Questioner
How do you do it? (after saying he likes the characters and societies that Brandon writes)
Brandon Sanderson
Lots of practice. Lots of reading in the genre and loving the genre. A little bit of talent, a lot of loving the genre, and a lot of practice for a long time.
Questioner
I haven’t read Mistborn, but I’ve read this one [Stormlight]. How do you come up with the culture, the society?
Brandon Sanderson
It depends on the book. Stormlight is my best series. If you haven’t tried Emperor’s Soul, it’s the other thing that I think is on Stormlight’s level, but it’s a short. What I’m looking to do with something like Stormlight is to say that the fantasy genre should be the most magical genre, right? Classically, science fiction has done a better job with the worldbuilding, and fantasy has tended to do a better job with things like characters and story.

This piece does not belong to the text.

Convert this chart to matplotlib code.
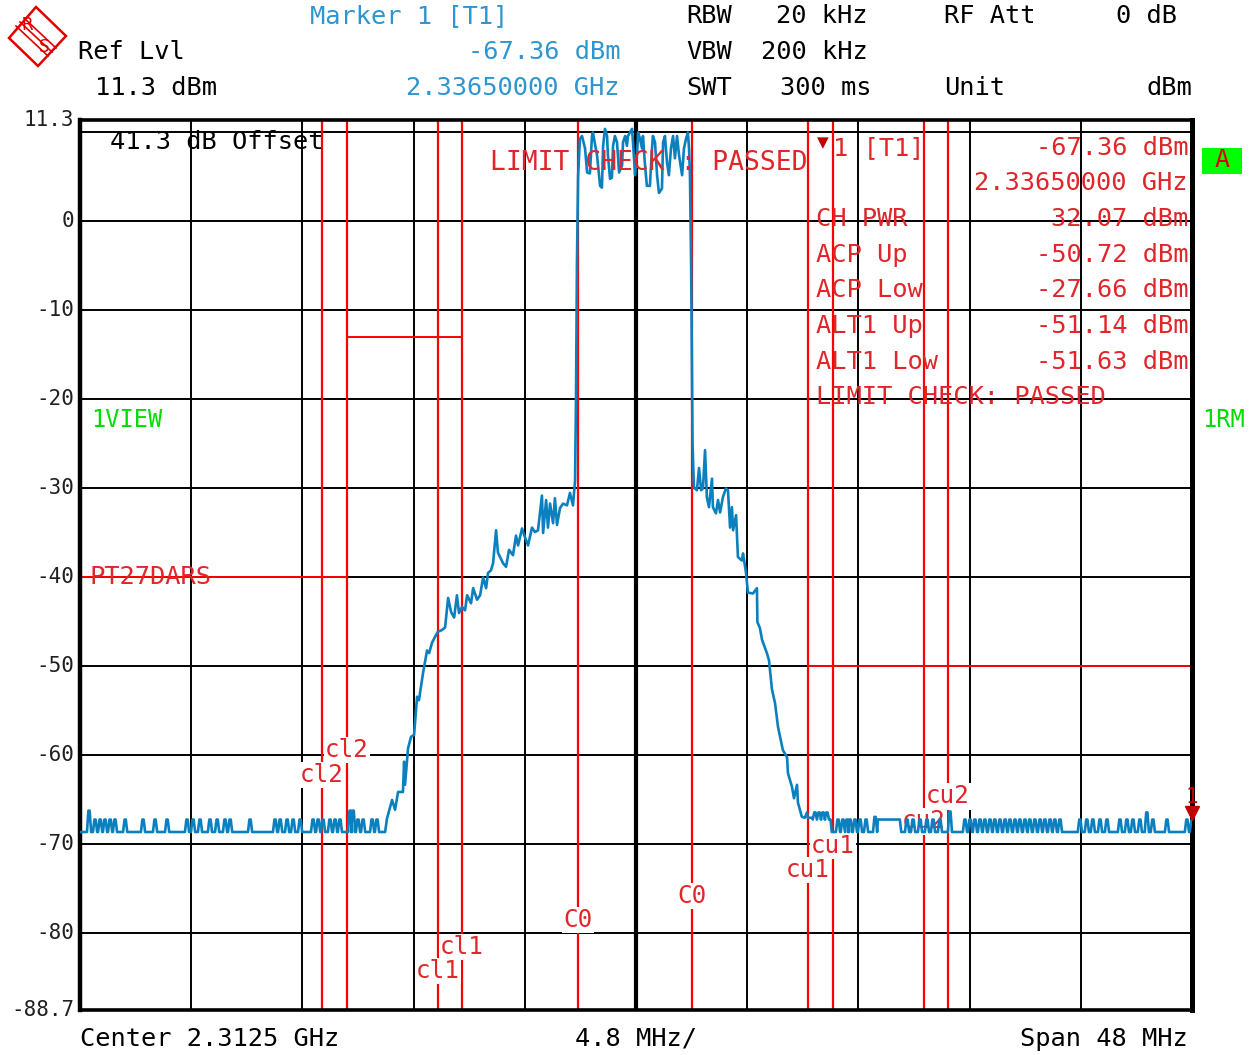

Not that there’s not science fiction that has great, you know, but usually science fiction’s been about the ideas and the interesting settings, but in fantasy we play it safe with the settings and try to do interesting characters. Which I’ve always thought, “Why do we do that? Why do we play it safe with our settings? Why don’t we have really bizarre, fantastical settings?”. So for years, even before I became a published author, I was searching for ones that would have one foot in science fiction. I want to do something magical as an origin, like the highstorm, you know, the physics of the highstorm don’t actually work, but we take it for assumed and then we try to extrapolate a realistic extrapolation of the world from that. That’s just what I’m doing, I’m trying to set up some sort fantastical setting or environment and then let science fiction take over and try and build how it would grow. On the cultures, usually I’m taking things I’ve learned about our culture and I am just trying to [...] a fantastical version. Sometimes when you do that you can say something interesting about human society, removed from the baggage of human society. There was a brief time in the pre-Victorian era where, for women, showing your ankle was more taboo than showing your chest. In fact, they would have pictures painted of them, noblewomen, in a state of what you’d call topless. Not a problem; a little risque, like what wearing a low-cut shirt is now, but no big deal. That’s bizarre to us, because, our society that’s not how it is. But if I put that in, in a fantasy book as a safehand, I can say, look, human beings do bizarre things as far as gender roles, socialization of gender, and what we find attractive. This should be very bizarre to you, but the reactions are normal. That disconnect is what helps build a fantastical society and lets me say a few things about our society, I hope in interesting ways.